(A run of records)
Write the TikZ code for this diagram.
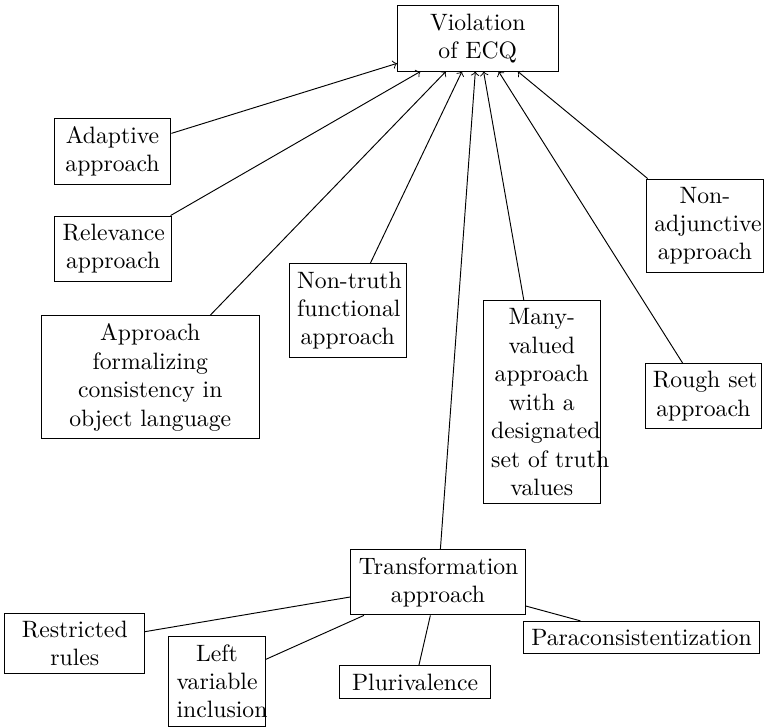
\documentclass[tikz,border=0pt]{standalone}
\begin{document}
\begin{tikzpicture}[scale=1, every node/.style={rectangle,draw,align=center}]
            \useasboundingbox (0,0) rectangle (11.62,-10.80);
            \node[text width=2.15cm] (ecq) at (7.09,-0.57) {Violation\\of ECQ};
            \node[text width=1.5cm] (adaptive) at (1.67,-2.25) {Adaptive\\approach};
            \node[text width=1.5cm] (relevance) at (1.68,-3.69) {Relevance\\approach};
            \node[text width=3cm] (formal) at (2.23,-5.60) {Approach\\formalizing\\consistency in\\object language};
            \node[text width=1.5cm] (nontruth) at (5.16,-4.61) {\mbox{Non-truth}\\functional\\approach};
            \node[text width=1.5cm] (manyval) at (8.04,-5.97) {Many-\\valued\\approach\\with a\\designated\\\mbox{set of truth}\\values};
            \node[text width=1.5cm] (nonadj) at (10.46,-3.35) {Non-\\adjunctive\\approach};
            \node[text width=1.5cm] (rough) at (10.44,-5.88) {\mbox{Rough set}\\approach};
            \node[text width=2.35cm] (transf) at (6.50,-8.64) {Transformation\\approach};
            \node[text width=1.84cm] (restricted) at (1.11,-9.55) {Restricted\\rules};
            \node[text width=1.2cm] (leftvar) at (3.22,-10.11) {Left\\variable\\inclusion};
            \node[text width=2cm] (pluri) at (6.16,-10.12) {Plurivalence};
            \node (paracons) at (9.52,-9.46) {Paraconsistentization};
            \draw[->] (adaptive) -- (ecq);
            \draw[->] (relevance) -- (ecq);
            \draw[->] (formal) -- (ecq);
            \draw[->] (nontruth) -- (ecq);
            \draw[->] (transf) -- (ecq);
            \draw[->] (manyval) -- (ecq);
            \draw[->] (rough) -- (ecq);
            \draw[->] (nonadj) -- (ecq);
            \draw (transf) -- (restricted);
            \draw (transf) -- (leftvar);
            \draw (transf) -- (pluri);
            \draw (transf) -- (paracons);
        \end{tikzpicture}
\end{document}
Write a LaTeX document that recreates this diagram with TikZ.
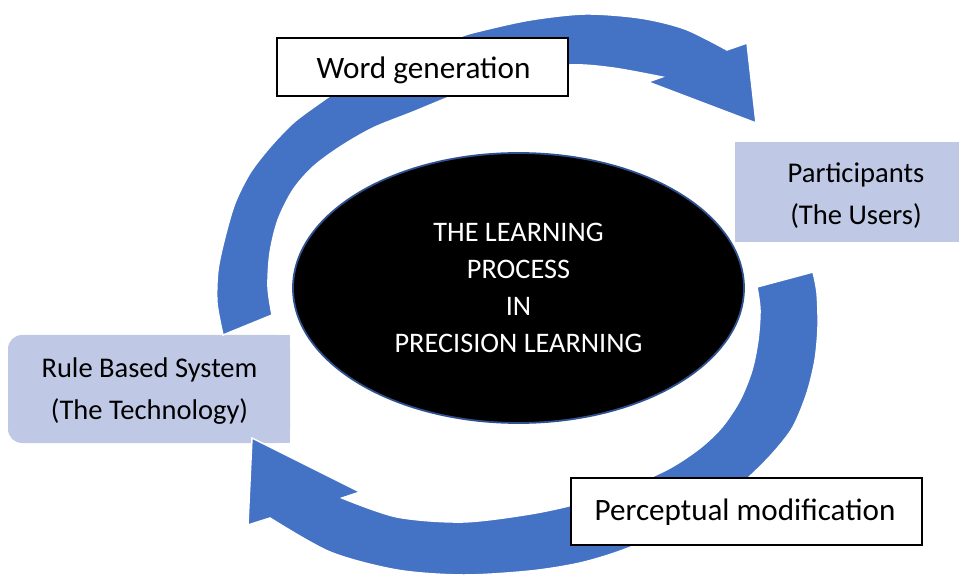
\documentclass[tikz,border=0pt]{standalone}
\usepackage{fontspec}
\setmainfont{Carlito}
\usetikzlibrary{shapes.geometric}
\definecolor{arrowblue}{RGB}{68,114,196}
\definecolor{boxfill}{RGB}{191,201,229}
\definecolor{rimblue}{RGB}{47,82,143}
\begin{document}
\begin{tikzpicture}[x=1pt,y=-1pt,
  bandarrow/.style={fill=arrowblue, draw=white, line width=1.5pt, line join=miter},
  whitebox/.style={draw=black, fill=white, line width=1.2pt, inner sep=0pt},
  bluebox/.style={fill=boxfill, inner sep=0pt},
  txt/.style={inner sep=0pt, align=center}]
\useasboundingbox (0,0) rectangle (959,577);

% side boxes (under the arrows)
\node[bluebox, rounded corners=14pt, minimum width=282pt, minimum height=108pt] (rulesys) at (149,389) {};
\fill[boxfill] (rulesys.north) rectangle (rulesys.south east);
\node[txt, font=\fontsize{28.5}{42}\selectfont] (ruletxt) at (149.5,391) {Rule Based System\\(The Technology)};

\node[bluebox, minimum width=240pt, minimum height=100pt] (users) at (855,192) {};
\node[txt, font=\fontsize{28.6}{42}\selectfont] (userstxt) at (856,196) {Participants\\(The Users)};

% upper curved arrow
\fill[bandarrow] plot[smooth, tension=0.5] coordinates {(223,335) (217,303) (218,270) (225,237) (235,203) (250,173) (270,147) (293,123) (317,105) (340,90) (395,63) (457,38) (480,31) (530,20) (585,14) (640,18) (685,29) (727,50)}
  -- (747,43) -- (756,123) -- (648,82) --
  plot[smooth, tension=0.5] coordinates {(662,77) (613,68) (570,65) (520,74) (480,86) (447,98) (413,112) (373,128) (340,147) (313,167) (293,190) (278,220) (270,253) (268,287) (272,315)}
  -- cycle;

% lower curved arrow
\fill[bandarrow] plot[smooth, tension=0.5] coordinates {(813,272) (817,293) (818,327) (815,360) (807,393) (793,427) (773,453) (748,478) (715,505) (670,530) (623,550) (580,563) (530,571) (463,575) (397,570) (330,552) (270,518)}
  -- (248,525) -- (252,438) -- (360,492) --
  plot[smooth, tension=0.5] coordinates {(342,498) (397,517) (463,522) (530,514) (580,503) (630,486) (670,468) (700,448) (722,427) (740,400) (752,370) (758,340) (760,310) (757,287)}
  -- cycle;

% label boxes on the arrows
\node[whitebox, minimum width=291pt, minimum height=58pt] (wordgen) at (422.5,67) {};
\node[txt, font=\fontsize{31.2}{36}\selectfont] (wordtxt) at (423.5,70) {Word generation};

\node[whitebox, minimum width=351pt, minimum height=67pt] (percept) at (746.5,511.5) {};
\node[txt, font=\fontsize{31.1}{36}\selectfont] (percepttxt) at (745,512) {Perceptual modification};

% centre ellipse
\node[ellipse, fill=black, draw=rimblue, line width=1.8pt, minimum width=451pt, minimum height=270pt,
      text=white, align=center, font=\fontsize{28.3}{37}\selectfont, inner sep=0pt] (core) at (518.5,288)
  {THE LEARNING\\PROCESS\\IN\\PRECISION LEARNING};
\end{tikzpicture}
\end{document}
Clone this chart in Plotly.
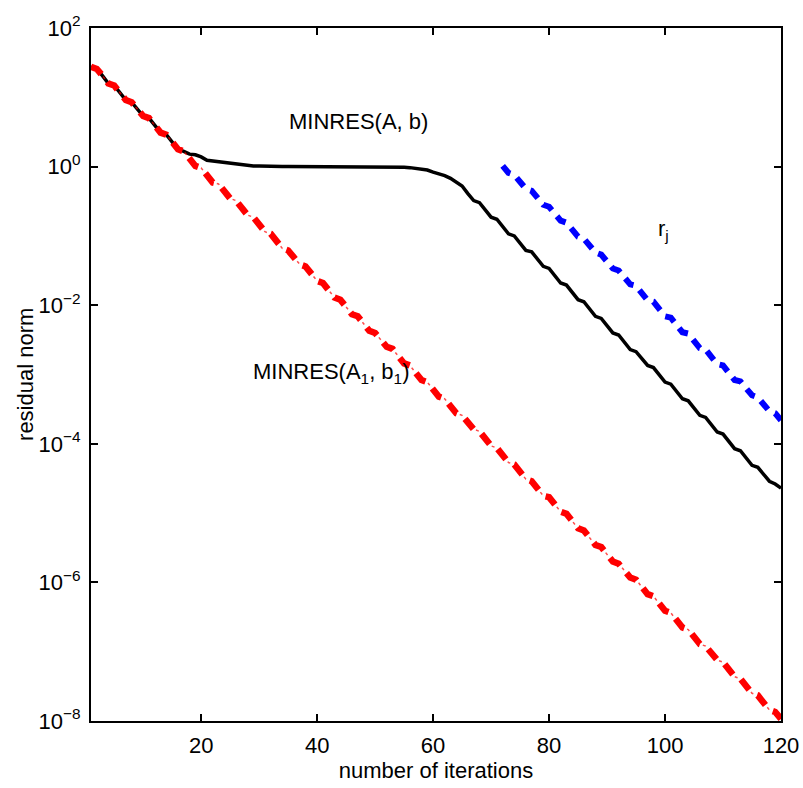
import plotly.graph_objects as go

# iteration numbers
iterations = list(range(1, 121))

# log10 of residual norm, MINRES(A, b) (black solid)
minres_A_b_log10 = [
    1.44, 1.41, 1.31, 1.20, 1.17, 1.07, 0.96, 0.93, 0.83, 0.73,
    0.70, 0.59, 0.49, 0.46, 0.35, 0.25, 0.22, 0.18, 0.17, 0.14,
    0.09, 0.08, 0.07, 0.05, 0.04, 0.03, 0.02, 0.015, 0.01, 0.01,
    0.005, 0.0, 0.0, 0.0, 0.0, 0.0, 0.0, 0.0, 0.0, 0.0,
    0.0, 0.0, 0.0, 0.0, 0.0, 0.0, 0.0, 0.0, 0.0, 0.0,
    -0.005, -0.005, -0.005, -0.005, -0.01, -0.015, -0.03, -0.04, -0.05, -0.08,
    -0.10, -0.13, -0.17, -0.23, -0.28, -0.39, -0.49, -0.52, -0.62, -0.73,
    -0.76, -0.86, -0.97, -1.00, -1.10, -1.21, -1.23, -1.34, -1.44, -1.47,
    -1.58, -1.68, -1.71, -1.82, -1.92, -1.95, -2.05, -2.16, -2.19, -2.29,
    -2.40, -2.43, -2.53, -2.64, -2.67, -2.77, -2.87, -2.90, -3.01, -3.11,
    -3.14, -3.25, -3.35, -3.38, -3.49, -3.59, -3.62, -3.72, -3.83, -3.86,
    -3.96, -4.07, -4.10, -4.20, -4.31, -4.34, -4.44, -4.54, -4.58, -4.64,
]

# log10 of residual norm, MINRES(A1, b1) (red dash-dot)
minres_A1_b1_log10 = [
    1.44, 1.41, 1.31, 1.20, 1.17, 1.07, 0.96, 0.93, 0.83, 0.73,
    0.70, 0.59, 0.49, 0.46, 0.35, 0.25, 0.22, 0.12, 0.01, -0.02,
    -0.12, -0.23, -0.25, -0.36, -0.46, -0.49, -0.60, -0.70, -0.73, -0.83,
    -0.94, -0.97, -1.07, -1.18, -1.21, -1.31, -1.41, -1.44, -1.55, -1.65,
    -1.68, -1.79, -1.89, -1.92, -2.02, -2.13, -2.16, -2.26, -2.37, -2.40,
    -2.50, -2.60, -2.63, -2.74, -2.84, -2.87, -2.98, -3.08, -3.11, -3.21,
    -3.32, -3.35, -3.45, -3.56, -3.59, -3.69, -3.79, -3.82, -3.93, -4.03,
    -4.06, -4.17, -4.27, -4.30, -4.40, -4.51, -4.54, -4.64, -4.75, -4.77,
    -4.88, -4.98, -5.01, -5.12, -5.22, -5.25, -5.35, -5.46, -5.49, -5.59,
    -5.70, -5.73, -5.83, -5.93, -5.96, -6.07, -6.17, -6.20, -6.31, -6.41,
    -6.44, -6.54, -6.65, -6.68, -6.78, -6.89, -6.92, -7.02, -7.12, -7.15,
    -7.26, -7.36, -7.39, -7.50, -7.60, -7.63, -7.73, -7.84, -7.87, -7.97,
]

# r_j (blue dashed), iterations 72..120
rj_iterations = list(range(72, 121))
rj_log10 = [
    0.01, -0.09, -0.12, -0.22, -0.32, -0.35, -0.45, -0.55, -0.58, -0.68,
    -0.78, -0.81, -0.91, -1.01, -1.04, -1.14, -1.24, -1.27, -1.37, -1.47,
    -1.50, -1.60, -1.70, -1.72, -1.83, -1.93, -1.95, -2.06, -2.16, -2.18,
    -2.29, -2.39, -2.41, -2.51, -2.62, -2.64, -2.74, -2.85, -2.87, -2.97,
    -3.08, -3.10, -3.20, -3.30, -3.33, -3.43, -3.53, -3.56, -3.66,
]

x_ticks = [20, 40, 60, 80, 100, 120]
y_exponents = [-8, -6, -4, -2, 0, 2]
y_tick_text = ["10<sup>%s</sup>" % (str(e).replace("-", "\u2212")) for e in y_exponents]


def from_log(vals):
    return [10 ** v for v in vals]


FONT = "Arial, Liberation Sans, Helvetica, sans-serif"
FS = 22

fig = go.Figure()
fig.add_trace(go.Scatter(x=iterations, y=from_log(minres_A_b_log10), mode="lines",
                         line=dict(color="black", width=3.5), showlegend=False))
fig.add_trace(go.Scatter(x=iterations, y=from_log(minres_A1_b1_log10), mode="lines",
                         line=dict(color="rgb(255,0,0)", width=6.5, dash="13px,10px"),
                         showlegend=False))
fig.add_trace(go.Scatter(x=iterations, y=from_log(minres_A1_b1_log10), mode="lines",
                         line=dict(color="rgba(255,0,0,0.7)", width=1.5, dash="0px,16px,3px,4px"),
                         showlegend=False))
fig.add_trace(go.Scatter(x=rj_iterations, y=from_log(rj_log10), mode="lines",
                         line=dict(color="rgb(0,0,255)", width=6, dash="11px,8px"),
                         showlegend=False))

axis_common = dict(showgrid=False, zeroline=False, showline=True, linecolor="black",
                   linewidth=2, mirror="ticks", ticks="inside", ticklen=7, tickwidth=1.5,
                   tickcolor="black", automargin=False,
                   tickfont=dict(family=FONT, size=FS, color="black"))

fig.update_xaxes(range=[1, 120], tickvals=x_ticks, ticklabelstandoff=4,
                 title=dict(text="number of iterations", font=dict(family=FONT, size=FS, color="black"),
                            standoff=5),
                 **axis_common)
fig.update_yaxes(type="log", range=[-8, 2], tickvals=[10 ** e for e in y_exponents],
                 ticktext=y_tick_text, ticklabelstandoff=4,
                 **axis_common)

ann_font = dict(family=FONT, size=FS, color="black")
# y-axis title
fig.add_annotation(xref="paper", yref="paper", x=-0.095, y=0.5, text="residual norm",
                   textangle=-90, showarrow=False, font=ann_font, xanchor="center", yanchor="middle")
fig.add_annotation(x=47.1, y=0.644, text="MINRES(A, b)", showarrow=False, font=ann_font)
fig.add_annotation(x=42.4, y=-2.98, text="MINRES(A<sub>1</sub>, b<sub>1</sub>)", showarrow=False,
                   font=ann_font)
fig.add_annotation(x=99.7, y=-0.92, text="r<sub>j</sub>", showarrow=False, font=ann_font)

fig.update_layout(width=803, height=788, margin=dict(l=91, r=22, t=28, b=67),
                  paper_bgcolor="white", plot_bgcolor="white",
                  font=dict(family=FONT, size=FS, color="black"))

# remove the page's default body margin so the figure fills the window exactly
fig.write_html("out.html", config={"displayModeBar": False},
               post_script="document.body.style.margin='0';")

### [Task objective]
Sift through the entries and copy every line with "diagram".

### [In response]
Write the TikZ code for this diagram.
Write a LaTeX document that recreates this diagram with TikZ.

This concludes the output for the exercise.